If nothing else in Eastern Boys matches the feverish technical and atmospheric high of this early climax, that is a limitation required by the film’s narrative, which immediately and surprisingly swerves into a softer register. Days later, Marek sheepishly returns to fulfill his sexual promise to Daniel, initiating a fragile but increasingly intimate romance that he keeps secret from his fellow gang members. Daniel’s interest in the boy, meanwhile, gradually crosses from the carnal to the paternal, as the desperation of his illegal-immigrant status becomes a more pressing narrative concern.

Campillo’s original screenplay demands any number of trusting leaps from its audience and characters alike, yet maintains credibility thanks to the studied assurance of its most elaborate setpieces, and the wealth of socioeconomic detail in its portrayal of both Daniel’s aging-yuppie lifestyle and the nervous group dynamic of the immigrants. The spiky spontaneity of these interactions occasionally recall Campillo’s similarly loose, perceptive writing work on Cantet’s The Class.

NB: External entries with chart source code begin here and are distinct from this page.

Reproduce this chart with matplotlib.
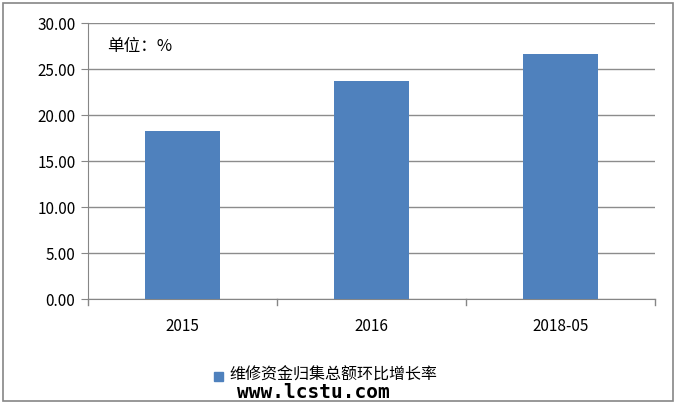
import matplotlib
matplotlib.use("Agg")
import matplotlib.pyplot as plt
from matplotlib.patches import Rectangle

plt.rcParams['font.family'] = ['Noto Sans CJK SC', 'DejaVu Sans']

# datos
categorias = ['2015', '2016', '2018-05']
valores = [18.30, 23.70, 26.65]
serie = '维修资金归集总额环比增长率'

W, H = 678, 409
fig = plt.figure(figsize=(W / 100, H / 100), dpi=100)

# marco exterior
fig.patches.append(Rectangle((3 / W, 1 - 401 / H), 670 / W, 398 / H,
                             transform=fig.transFigure, fill=False,
                             edgecolor='#868686', linewidth=1.2))

ax = fig.add_axes([88 / W, 1 - 299 / H, 567 / W, 276 / H])
x = list(range(len(categorias)))
ax.bar(x, valores, width=0.40, color='#4f81bd', zorder=3)

ax.set_xlim(-0.5, len(categorias) - 0.5)
ax.set_ylim(0, 30)
ax.set_yticks([0, 5, 10, 15, 20, 25, 30])
ax.set_yticklabels([f'{v:.2f}' for v in ax.get_yticks()], fontsize=11)
ax.set_xticks(x)
ax.set_xticklabels(categorias, fontsize=11)
ax.tick_params(axis='x', length=0, pad=14)
ax.tick_params(axis='y', length=5, color='#868686', pad=4)
for b in [-0.5, 0.5, 1.5, 2.5]:
    ax.plot([b, b], [0, -0.022], transform=ax.get_xaxis_transform(),
            color='#868686', lw=1, clip_on=False)

ax.grid(axis='y', color='#8c8c8c', lw=1, zorder=0)
for s in ['top', 'right']:
    ax.spines[s].set_visible(False)
ax.spines['left'].set_color('#868686')
ax.spines['bottom'].set_color('#868686')

ax.text(107 / W, 1 - 47 / H, '单位：%', transform=fig.transFigure,
        fontsize=12, va='center', ha='left')

# leyenda
fig.patches.append(Rectangle((214 / W, 1 - 381 / H), 9 / W, 9 / H,
                             transform=fig.transFigure, color='#4f81bd'))
fig.text(229 / W, 1 - 375 / H, serie, fontsize=11.5, va='center', ha='left')

# marca de agua
fig.text(237 / W, 1 - 392 / H, 'www.lcstu.com', fontsize=14, fontweight='bold',
         family='DejaVu Sans Mono', va='center', ha='left', color='black')

fig.savefig('out.png', dpi=100)
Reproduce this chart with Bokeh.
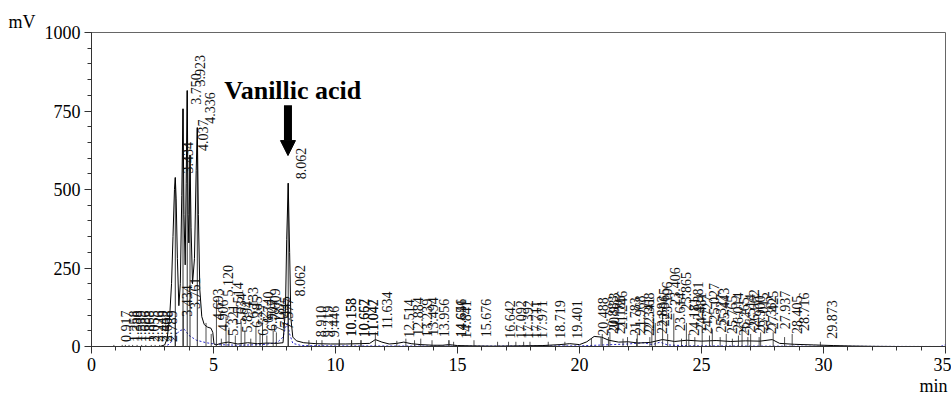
import math
from bokeh.plotting import figure
from bokeh.models import FixedTicker, Arrow, NormalHead, ColumnDataSource, Title
from bokeh.core.properties import value
from bokeh.embed import file_html
from bokeh.resources import INLINE

# ---- data ----
# black detector trace (time in min, signal in mV)
black_trace = [
    (0.0, 0), (2.80, 0), (3.00, 5), (3.10, 25), (3.20, 90), (3.28, 200), (3.34, 350),
    (3.40, 500), (3.434, 538), (3.47, 470), (3.52, 280), (3.58, 130), (3.64, 200),
    (3.70, 480), (3.750, 757), (3.79, 420), (3.84, 260), (3.88, 520), (3.923, 815),
    (3.96, 420), (3.99, 330), (4.037, 610), (4.08, 380), (4.14, 200), (4.22, 280),
    (4.29, 560), (4.336, 697), (4.38, 420), (4.44, 180), (4.52, 95), (4.62, 70),
    (4.75, 62), (4.90, 58), (4.97, 45), (5.02, 8), (5.10, 5), (5.30, 10), (5.60, 14),
    (6.00, 8), (6.40, 12), (6.80, 9), (7.20, 11), (7.60, 10), (7.85, 12), (7.95, 120),
    (8.00, 340), (8.062, 520), (8.12, 300), (8.17, 90), (8.25, 30), (8.40, 18),
    (8.70, 12), (9.20, 9), (9.80, 8), (10.40, 8), (11.00, 9), (11.40, 10), (11.634, 22),
    (11.90, 14), (12.20, 8), (12.514, 10), (12.80, 14), (13.10, 9), (13.50, 6),
    (14.00, 4), (14.40, 4), (14.646, 6), (15.00, 3), (15.60, 2), (16.50, 1), (17.50, 2),
    (18.50, 3), (19.20, 6), (19.60, 9), (20.00, 6), (20.30, 15), (20.60, 32), (20.90, 30),
    (21.20, 20), (21.60, 14), (22.00, 15), (22.40, 11), (22.90, 13), (23.40, 22),
    (23.90, 16), (24.40, 20), (25.00, 17), (25.60, 19), (26.20, 16), (26.80, 18),
    (27.40, 17), (27.90, 22), (28.20, 10), (28.80, 7), (29.60, 5), (30.40, 3),
    (31.20, 1.5), (32.00, 0.5), (33.00, 0), (35.00, 0),
]

# blue dotted trace
blue_trace = [
    (0.0, 0), (3.0, 0), (3.2, 8), (3.4, 30), (3.6, 50), (3.8, 55), (4.0, 35), (4.3, 20),
    (4.7, 12), (5.2, 6), (6.0, 4), (7.0, 6), (7.6, 12), (7.85, 30), (7.95, 60), (8.03, 75),
    (8.12, 40), (8.25, 10), (8.6, 3), (10.0, 2), (15.0, 1), (20.0, 2), (21.0, 5), (22.0, 8),
    (22.6, 12), (23.0, 6), (23.3, 14), (23.6, 5), (24.5, 2), (28.0, 1), (34.8, 0), (35.0, 6),
]

# labelled main peaks (retention time, peak height mV)
top_rt = [3.434, 3.750, 3.923, 4.037, 4.336, 8.062]
top_mv = [538, 757, 815, 610, 697, 520]

# small peak labels (retention time, height where label starts mV)
low_peaks = [
    (0.917, 5), (1.258, 5), (1.388, 5), (1.539, 5), (1.686, 5), (1.868, 5), (2.055, 5),
    (2.226, 5), (2.449, 5), (2.608, 5), (2.789, 5),
    (3.434, 85), (3.761, 110),
    (4.693, 75), (4.906, 40), (5.120, 150), (5.321, 25), (5.514, 95), (5.634, 60),
    (5.894, 35), (6.133, 80), (6.285, 50), (6.527, 25), (6.740, 65), (6.907, 40),
    (7.009, 75), (7.187, 35), (7.445, 50), (7.577, 45), (8.062, 150),
    (8.910, 20), (9.219, 20), (9.446, 20), (10.153, 22), (10.158, 22), (10.657, 20),
    (10.662, 20), (11.042, 20), (11.047, 20), (11.634, 45),
    (12.514, 18), (12.884, 25), (13.239, 20), (13.494, 25), (13.956, 20), (14.646, 20),
    (14.651, 20), (14.841, 15), (15.676, 20),
    (16.642, 15), (17.092, 15), (17.392, 15), (17.711, 15), (17.971, 15), (18.719, 15),
    (19.401, 15),
    (20.488, 25), (20.883, 30), (20.933, 40), (21.186, 30), (21.246, 45), (21.783, 25),
    (21.968, 30), (22.341, 25), (22.368, 40), (22.883, 30), (22.965, 55), (23.106, 75),
    (23.406, 120), (23.614, 40), (23.865, 105),
    (24.181, 25), (24.381, 75), (24.481, 40), (24.727, 30), (25.027, 70), (25.327, 35),
    (25.443, 55), (25.765, 30), (26.014, 40), (26.265, 25), (26.514, 35), (26.662, 50),
    (26.900, 30), (27.015, 40), (27.362, 30), (27.425, 45),
    (27.937, 45), (28.405, 30), (28.716, 40), (29.873, 15),
]

x_major = [0, 5, 10, 15, 20, 25, 30, 35]
y_major = [0, 250, 500, 750, 1000]
compound = "Vanillic acid"
compound_rt = 8.062
compound_label_pos = (8.25, 815)

SERIF = "Liberation Serif"

p = figure(width=951, height=396, x_range=(0, 35), y_range=(0, 1000),
           output_backend="svg", toolbar_location=None,
           min_border_left=91, min_border_right=6, min_border_top=32, min_border_bottom=50)
p.grid.visible = False
p.outline_line_color = "#666666"
p.outline_line_width = 1
p.background_fill_color = "white"
p.border_fill_color = "white"

# unit labels as titles
p.title.text = "mV"
p.title.align = "left"
p.title.offset = -83
p.title.standoff = 2
p.title.text_font = SERIF
p.title.text_font_size = "18px"
p.title.text_font_style = "normal"
p.title.text_color = "black"

p.add_layout(Title(text="min", align="right", offset=-2, standoff=0, text_font=SERIF,
                   text_font_size="18px", text_font_style="normal", text_color="black"),
             "below")

for ax in (p.xaxis[0], p.yaxis[0]):
    ax.axis_line_color = "#333333"
    ax.major_tick_line_color = "#333333"
    ax.minor_tick_line_color = "#333333"
    ax.major_tick_in = 0
    ax.major_tick_out = 7
    ax.minor_tick_in = 0
    ax.minor_tick_out = 4
    ax.major_label_text_font = SERIF
    ax.major_label_text_font_size = "18px"
    ax.major_label_text_color = "black"

p.xaxis.ticker = FixedTicker(ticks=x_major, minor_ticks=list(range(0, 36)))
p.yaxis.ticker = FixedTicker(ticks=y_major, minor_ticks=list(range(0, 1001, 50)))
p.xaxis.major_label_standoff = 4
p.yaxis.major_label_standoff = 4

bt = [a for a, b in black_trace]
bv = [b for a, b in black_trace]
ut = [a for a, b in blue_trace]
uv = [b for a, b in blue_trace]

p.line(ut, uv, line_color="#2a2acc", line_width=1, line_dash="2 2")
p.line(bt, bv, line_color="black", line_width=1)

# drop lines and labels for main peaks
top_src = ColumnDataSource(dict(x=top_rt, y=top_mv, z=[0] * len(top_rt),
                                t=["%.3f" % r for r in top_rt]))
p.segment(x0="x", y0="z", x1="x", y1="y", source=top_src, line_color="black", line_width=0.8)
p.text(x="x", y="y", text="t", source=top_src, angle=math.pi / 2,
       text_align="left", text_baseline="top", x_offset=8, y_offset=-4,
       text_font=value(SERIF), text_font_size="14px", text_color="#111111")

lx = [a for a, b in low_peaks]
ly = [b for a, b in low_peaks]
low_src = ColumnDataSource(dict(x=lx, y=ly, z=[0] * len(lx), t=["%.3f" % r for r in lx]))
p.segment(x0="x", y0="z", x1="x", y1="y", source=low_src, line_color="#222222", line_width=0.8)
p.text(x="x", y="y", text="t", source=low_src, angle=math.pi / 2,
       text_align="left", text_baseline="top", x_offset=7, y_offset=-3,
       text_font=value(SERIF), text_font_size="14px", text_color="#111111")

# compound annotation
p.text(x=[compound_label_pos[0]], y=[compound_label_pos[1]], text=[compound],
       text_font=value(SERIF), text_font_style="bold", text_font_size="26px",
       text_align="center", text_baseline="alphabetic", text_color="black")
p.add_layout(Arrow(x_start=compound_rt - 0.01, y_start=768, x_end=compound_rt - 0.01, y_end=608,
                   line_width=8, line_color="black",
                   end=NormalHead(size=15, fill_color="black", line_color="black", line_width=1)))

open("out.html", "w").write(file_html(p, INLINE))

Adroit editing, in which the helmer also has a hand, can take much of the credit for the film’s elegant gear changes. If the moist-palmed suspense of the final chapter, set within in the cheap, city-limits hotel where Boss and his brethren are long-term guests, seems to have dropped in from another picture entirely, it’s nonetheless difficult to fault the construction of the film in question.

Performances from the leads are selflessly naturalistic, with Rabourdin astutely charting the slow, almost imperceptible evolution of Daniel’s relationship to Marek, from darting, bewildered lust to more assertive human concern; the actors convey a tingling mutual vulnerability in the film’s erotic (if only moderately graphic) sex scenes that is deeply moving. The film’s most arresting turn, however, comes from Vorobyev as the volatile, gym-pumped Boss, whose milky gaze betrays no empathy even as it expertly zeroes in on others’ fears. It’s easy to imagine a compelling alternative version of Eastern Boys that begins with Daniel soliciting him instead, though it’d be a crueller film for it.